Delegate Toubolets, Dr. Doubrovina and myself at United Nations(r),
Dr. Zaitsev and myself (l) at Russian Cultural Centre in Washington D.C.

The Radio Interview…
After the presentation I did a few press for Voice of America Radio and the Press Corps. The questions revolved around adding some insights about Lilia, the woman. To listen to part or all the 15- minute radio interview just listen now.

The Voice of America home page promotion and posting of my radio interview

Voice of America Radio Producer, Elena Vapnitchnaia, and myself
during her post presentation radio interview

The Newspaper Interview…
In addition to Elena’s interview and story, I was interview by Voice of America reporter, Misha Gutkin, who asked questions about my personal growing awareness of cultural relations between the united States and Russia while developing the book. The story ran throughout Russia. Misha sent me an email that readers were amazed Lilia’s story was finally being told, albeit 60 years late, and were appreciative of my interest.
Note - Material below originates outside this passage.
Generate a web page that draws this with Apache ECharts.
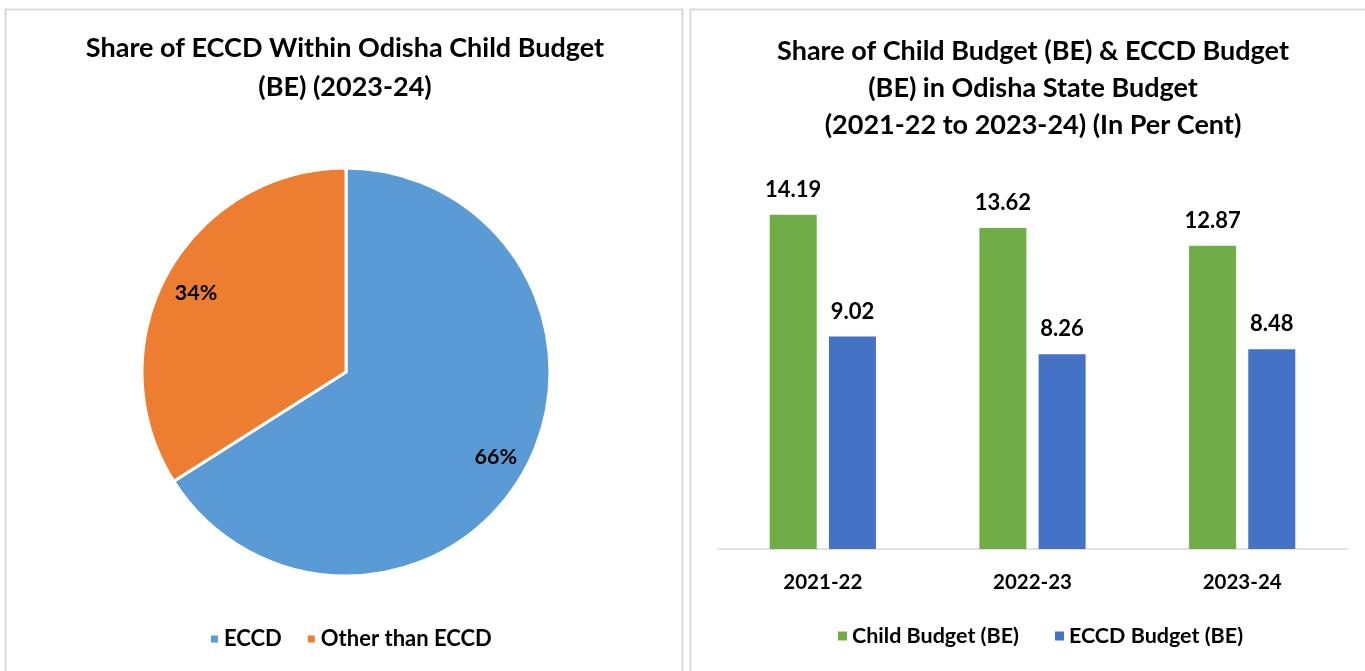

So in some small way, it makes me feel like I’m trying doing something valuable, beyond just taking up space on our planet! The story link is (it’s being translated into English as we speak).

Part of Misha’s story as it appeared on VOA home page.
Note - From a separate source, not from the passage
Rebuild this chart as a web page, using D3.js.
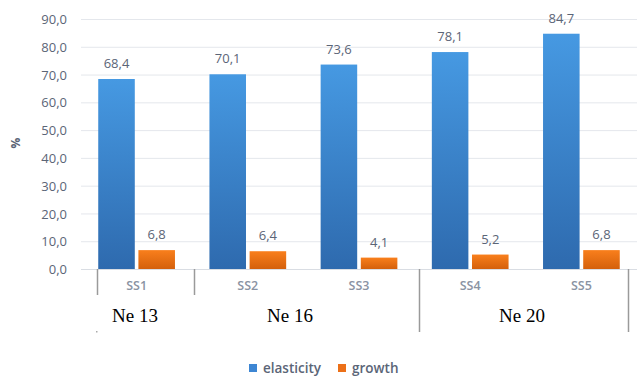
<!DOCTYPE html>
<html><head><meta charset="utf-8">
<script src="https://cdn.jsdelivr.net/npm/d3@7"></script>
<style>body{margin:0;background:#fff}</style>
</head><body><svg id="c" width="644" height="378"></svg>
<script>
const categories = ["SS1","SS2","SS3","SS4","SS5"];
const elasticity = [68.4,70.1,73.6,78.1,84.7];
const growth = [6.8,6.4,4.1,5.2,6.8];
const seriesNames = ["elasticity","growth"];
const groups = [{label:"Ne 13", from:0, to:0},{label:"Ne 16", from:1, to:2},{label:"Ne 20", from:3, to:4}];
const yTicks = [0,10,20,30,40,50,60,70,80,90];

const svg = d3.select("#c");
const plotB = 269;
const x = d3.scaleBand().domain(categories).range([81,637]).paddingInner(0.31).paddingOuter(0.155);
const x1 = d3.scaleBand().domain(seriesNames).range([0, x.bandwidth()]).paddingInner(0.09);
const y = d3.scaleLinear().domain([0,90]).range([plotB, 19]);
const fmt = v => d3.format(".1f")(v).replace(".", ",");

const defs = svg.append("defs");
const gb = defs.append("linearGradient").attr("id","gb").attr("x1",0).attr("y1",0).attr("x2",0).attr("y2",1);
gb.append("stop").attr("offset","0%").attr("stop-color","#4699e2");
gb.append("stop").attr("offset","100%").attr("stop-color","#2e6aae");
const go = defs.append("linearGradient").attr("id","go").attr("x1",0).attr("y1",0).attr("x2",0).attr("y2",1);
go.append("stop").attr("offset","0%").attr("stop-color","#f97f1c");
go.append("stop").attr("offset","100%").attr("stop-color","#d4600c");

// grid
svg.append("g").selectAll("line").data(yTicks.filter(d=>d>0)).join("line")
  .attr("x1",81).attr("x2",637).attr("y1",d=>y(d)+0.5).attr("y2",d=>y(d)+0.5)
  .attr("stroke","#e4e7ec").attr("stroke-width",1);

// y axis labels
const yAxis = d3.axisLeft(y).tickValues(yTicks).tickFormat(fmt).tickSize(0).tickPadding(0);
const ya = svg.append("g").attr("transform","translate(67,0)").call(yAxis);
ya.select(".domain").remove();
ya.selectAll("text").attr("font-family","'Open Sans', sans-serif").attr("font-size","13px").attr("fill","#5b6577").attr("dy","0.35em");

svg.append("text").attr("transform","translate(20,143) rotate(-90)").attr("text-anchor","middle")
  .attr("font-family","'Open Sans', sans-serif").attr("font-size","12px").attr("font-weight","bold").attr("fill","#5b6577").text("%");

// bars
const data = categories.map((c,i)=>({c, vals:[{s:"elasticity",v:elasticity[i]},{s:"growth",v:growth[i]}]}));
const g = svg.append("g").selectAll("g").data(data).join("g").attr("transform",d=>`translate(${x(d.c)},0)`);
g.selectAll("rect").data(d=>d.vals).join("rect")
  .attr("x",d=>x1(d.s)).attr("width",x1.bandwidth())
  .attr("y",d=>y(d.v)).attr("height",d=>plotB-y(d.v))
  .attr("fill",d=>d.s==="elasticity"?"url(#gb)":"url(#go)");
g.selectAll("text").data(d=>d.vals).join("text")
  .attr("x",d=>x1(d.s)+x1.bandwidth()/2).attr("y",d=>y(d.v)-11)
  .attr("text-anchor","middle").attr("font-family","'Open Sans', sans-serif").attr("font-size","13px")
  .attr("fill","#5b6577").text(d=>fmt(d.v));

// baseline
svg.append("line").attr("x1",81).attr("x2",637).attr("y1",plotB+0.5).attr("y2",plotB+0.5).attr("stroke","#d9dde3");

// category labels
const xa = svg.append("g").attr("transform",`translate(0,${plotB})`).call(d3.axisBottom(x).tickSize(0).tickPadding(12));
xa.select(".domain").remove();
xa.selectAll("text").attr("font-family","'Open Sans', sans-serif").attr("font-size","12.5px").attr("font-weight","600").attr("fill","#8a93a3");

// separator lines
const half = (x.step() - x.bandwidth())/2;
const sepX = [x("SS1") - half + 16, x("SS2") - half + 2, x("SS4") - half + 4, x("SS5") + x.bandwidth() + 8];
const sepLen = [295, 295, 332, 332];
svg.append("g").selectAll("line").data(sepX).join("line")
  .attr("x1",d=>Math.round(d)+0.5).attr("x2",d=>Math.round(d)+0.5)
  .attr("y1",plotB).attr("y2",(d,i)=>sepLen[i]).attr("stroke","#9a9a9a").attr("stroke-width",1.5);
svg.append("rect").attr("x",96).attr("y",331).attr("width",1.5).attr("height",1.5).attr("fill","#aaa");

// group labels
const gx = [135, 290, 522];
svg.append("g").selectAll("text").data(groups).join("text")
  .attr("x",(d,i)=>gx[i]).attr("y",322).attr("text-anchor","middle")
  .attr("font-family","'Liberation Serif', 'Times New Roman', serif").attr("font-size","19px").attr("fill","#000")
  .text(d=>d.label);

// legend
const legX = [249, 338];
const lg = svg.append("g").selectAll("g").data(seriesNames).join("g").attr("transform",(d,i)=>`translate(${legX[i]},364)`);
lg.append("rect").attr("width",8).attr("height",8).attr("fill",(d,i)=>i===0?"#3d86d3":"#ec7018");
lg.append("text").attr("x",14).attr("y",4).attr("dy","0.35em").attr("font-family","'Open Sans', sans-serif").attr("font-size","13.5px").attr("font-weight","600")
  .attr("fill","#5b6577").text(d=>d);
</script></body></html>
Voice of America Reporter, Misha Gutkin, came well prepared for his print interview

The Unbelievable…
The most emotional moment of the day for me was the surprising appearance of Anna Litvyak (she spells it Litvak), a distant niece in the Litvyak family. Anna, now an attorney at the United Nations heard about my presentation when a friend showed her the invitation earlier that day! When this beautiful young lady walked up to me and introduced herself, I was speechless for one of the few times in my life. She told me she remembered the families talking about Lilia and her exploits when she (Anna) was a child. Anna explained she had migrated to America from Latvia at the age of 17, not knowing a soul. She put herself through college and law school. She now lives in New Jersey with husband Jim, who is also an attorney. In our short conversation, it was clear she had inherited some of her distant cousin’s determination and self-confidence. Later, at the midpoint of my presentation, I introduced her to the audience. You could hear a pin drop! Ann and I have begun a dialogue to share more family stories and anecdotes. We are both sure there will more to come, perhaps even a third edition with some additional insights that also have been lost in time.

Talk about Six Degrees of Separation. Anna Litvyak and myself. Wow!